The Environmental Impact Assessment (EIA) and Strategic Environmental Assessment (SEA) regime were introduced by the European Union as a means to assess projects or plans which are likely to have a significant impact on the environment. With the United Kingdom’s withdrawal from the EU, the Government has made it clear that they intend to significantly change how this system operates.
Part 5 of the Levelling Up and Regeneration Bill provides the Secretary of State power to replace EIA and SEA regime (subject to separate Regulations) with a more results-based process called ‘Environmental Outcomes Report’. As with EIA and SEA, ‘EOR’s will only be necessary where the plan or project is likely to have significant impacts on the environment. An EOR will be required to set out:
- The extent to which the proposed relevant consent or proposed relevant plan would, or is likely to, impact on the delivery of specified environmental outcomes
- Any steps proposed to:
- increase the extent to which a specified environmental outcome is delivered
- avoid the effects of a specified environmental outcome not being delivered
- mitigate the effects of a specified environmental outcome not being delivered in so far as they cannot be avoided
- remedy the effects of a specified environmental outcome not being delivered to any extent that they cannot be avoided or mitigated
- compensate for a specified environmental outcome not being delivered to any extent that it cannot be avoided, mitigated or remedied
Future regulations will set more detail as to how any necessary assessments are to be carried out, the information to be included within and the format an EOR should take, and to what extent the EOR is to be taken into account by relevant Authorities. Whilst details on these aspects are relatively sparse, the Government has made it clear that they intend EOR’s to be less formulaic than EIA/SEA Reports and, as the name suggests, more effective at delivering environmental outcomes.
As with the current SEA and EIA regime, consent for relevant projects cannot be given unless (1) an EOR has been prepared, and; (2) it has been used by the competent authority to determine whether, and on what terms, the relevant consent should be given.
As to the projects and plans that will require an EOR, the Explanatory Notes refers to Category 1 developments, which will always require an EOR, and Category 2 developments which will require an EOR where it meets certain criteria. It is anticipated that this will operate in a similar way as Schedule 1 and 2 projects set out by the EIA Regulations, but with more clearly defined criteria. Again, this detail will be set out in future Regulations.

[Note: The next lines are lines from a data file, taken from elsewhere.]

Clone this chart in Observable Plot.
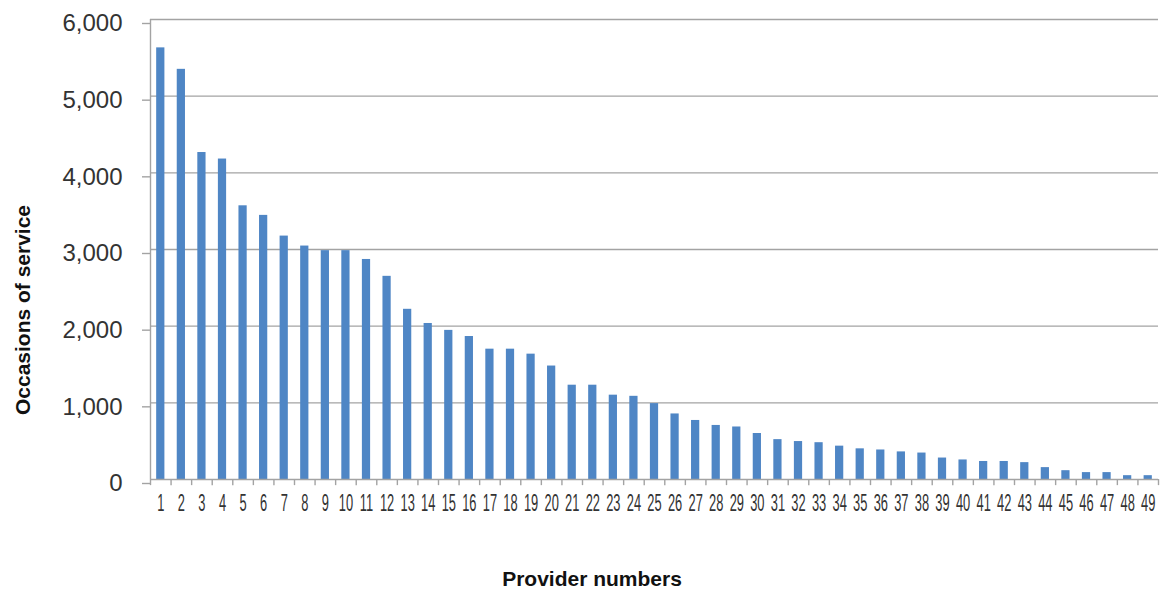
<!DOCTYPE html>
<html>
<head>
<meta charset="utf-8">
<script src="https://cdn.jsdelivr.net/npm/d3@7"></script>
<script src="https://cdn.jsdelivr.net/npm/@observablehq/plot@0.6"></script>
<style>
  html, body { margin: 0; padding: 0; background: #fff; }
  #chart svg { font-family: "Liberation Sans", Arial, sans-serif; }
</style>
</head>
<body>
<div id="chart"></div>
<script>
const providers = Array.from({length: 49}, (_, i) => String(i + 1));
const occasions = [
  5630, 5350, 4265, 4180, 3570, 3445, 3175, 3045, 2985, 2985,
  2870, 2650, 2220, 2035, 1945, 1865, 1700, 1700, 1635, 1480,
  1230, 1230, 1100, 1085, 990, 855, 770, 705, 685, 600,
  520, 495, 480, 435, 400, 385, 360, 345, 280, 255,
  235, 235, 220, 155, 115, 90, 90, 50, 50
];
const yTicks = [0, 1000, 2000, 3000, 4000, 5000, 6000];
const yTitle = "Occasions of service";
const xTitle = "Provider numbers";

const data = providers.map((p, i) => ({provider: p, value: occasions[i]}));

const W = 1164, H = 595;
const mL = 150, mR = 6, mT = 19, mB = 116;
const step = (W - mL - mR) / providers.length;
const inset = step * 0.3;

const plot = Plot.plot({
  width: W,
  height: H,
  marginLeft: mL,
  marginRight: mR,
  marginTop: mT,
  marginBottom: mB,
  x: {domain: providers, padding: 0, round: false, label: null},
  y: {domain: [0, 6000], label: null},
  marks: [
    Plot.ruleY(yTicks.slice(1), {stroke: "#a3a3a3", strokeWidth: 1.4}),
    Plot.axisY({ticks: yTicks, tickSize: 8, tickPadding: 20, tickFormat: d3.format(","),
      fontSize: 24, stroke: "#a3a3a3", strokeWidth: 1.4, fill: "#333", dy: 4, label: null}),
    Plot.barY(data, {x: "provider", y: "value", fill: "#4f86c5", insetLeft: inset, insetRight: inset}),
    Plot.ruleX(providers, {x: d => d, y1: 0, y2: -80, dx: -step / 2, stroke: "#a3a3a3", strokeWidth: 1.4}),
    Plot.ruleX([providers[providers.length - 1]], {x: d => d, y1: 0, y2: -80, dx: step / 2, stroke: "#a3a3a3", strokeWidth: 1.4}),
    Plot.ruleX([providers[0]], {x: d => d, y1: 0, y2: 6000, dx: -step / 2, stroke: "#a3a3a3", strokeWidth: 1.4}),
    Plot.ruleY([0], {stroke: "#a3a3a3", strokeWidth: 1.4}),
    Plot.axisX({tickSize: 0, tickPadding: 15, fontSize: 23, fill: "#333", label: null})
  ]
});

const svg = d3.select(plot);
// condensed x tick labels
svg.selectAll("g[aria-label='x-axis tick label'] text").each(function() {
  const t = this.getAttribute("transform") || "";
  this.setAttribute("transform", t + " scale(0.56,1)");
});
svg.append("text")
  .attr("transform", "translate(30,310) rotate(-90)")
  .attr("text-anchor", "middle")
  .attr("font-size", 21)
  .attr("font-weight", "bold")
  .attr("fill", "#111")
  .text(yTitle);
svg.append("text")
  .attr("x", 592)
  .attr("y", 586)
  .attr("text-anchor", "middle")
  .attr("font-size", 21)
  .attr("font-weight", "bold")
  .attr("fill", "#111")
  .text(xTitle);

document.getElementById("chart").appendChild(plot);
</script>
</body>
</html>
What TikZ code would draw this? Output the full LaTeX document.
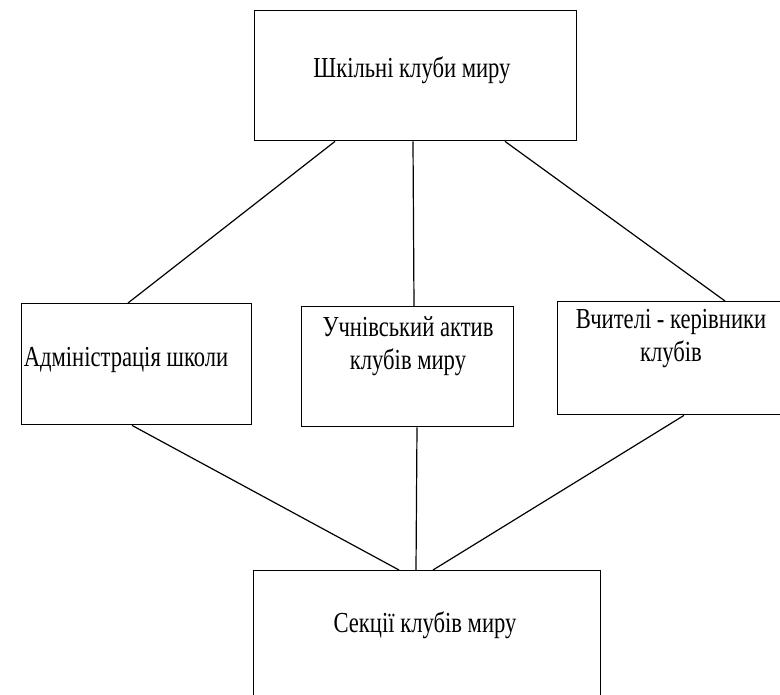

It is noted that Part 5 of the Bill gives the Secretary of State power to amend, repeal or revoke existing environmental assessment legislation. There is a consequential provision repealing the need to carry out environmental assessments by the omission of Section 71a from the Town and Country Planning Act 1990.
Whilst critics of the Government argue that the Bill will result in a weakening of current Regulations, Section 120 of the Bill states that EOR regulations can only be made where the Secretary of State is satisfied that it will not result in environmental law providing less protection than in place at the time the Act is passed. The Regulations may also not contain provisions which are inconsistent with the United Kingdom keeping its international obligations with regards to the environment. Clearly, to what extent this follows through in practice will depend on the details contained within future Regulations.